Our insider tip is the SPYSCAPE Museum. Here, visitors can find out what it's like to be an agent of the CIA or FBI. Master personality tests, overcome challenges of the everyday life of spies and find out your position in a spy agency. Designed interactively, the museum is very entertaining and exciting.
Enjoy the best view
In a city full of skyscrapers, you'll have to climb to the very top to get the best view. The most popular observation platforms are the ones on the Empire State Building, Rockefeller Center and the One World Observatory in the World Trade Center. We recommend to visiting at least two of them: One during the day and one at dark or sunset. This way, you'll be able to see all of New York City's many facets.
Careful: As mentioned, it gets extremely cold in New York City during wintertime, with the wind really whipping across your face. Be sure to dress appropriately when visiting the observation decks.
Go watch a sports event
If you've got some extra cash left, you should definitely take the opportunity to watch a US sports event. An obvious but expensive choice during the winter season is a New York Rangers ice hockey game in Madison Square Garden. Those who invest in a ticket are rewarded with a once-in-a-lifetime experience with thousands of passionate fans.

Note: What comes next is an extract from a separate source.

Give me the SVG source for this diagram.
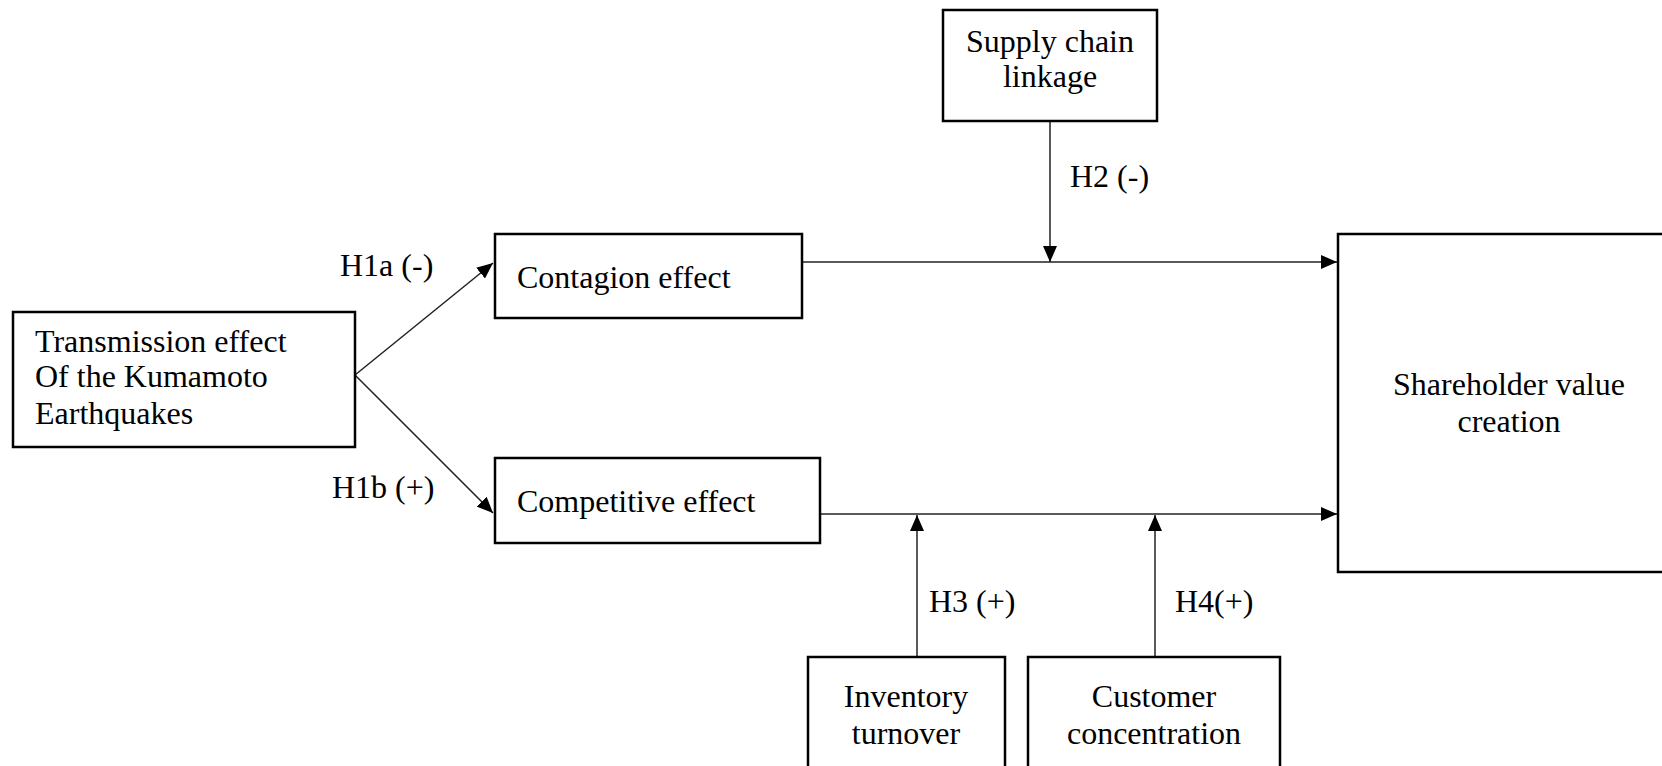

A visit to the most famous stadium in the world is something even those less enthusiastic about sports will enjoy.
Last but not least: Hail a taxi in 5 seconds
A typical scene in many New York movies: A pedestrian raises their hand on the roadside, and a taxi immediately stops to pick them up. Only possible in movies, is what we thought, and tried it ourselves. Several times. The result was the same every time. Manhattan is full of yellow cabs and you'll be able to hail one in just a few seconds, regardless of your location.
So, our last activity sounds rather unspectacular – call a cab. It's fun!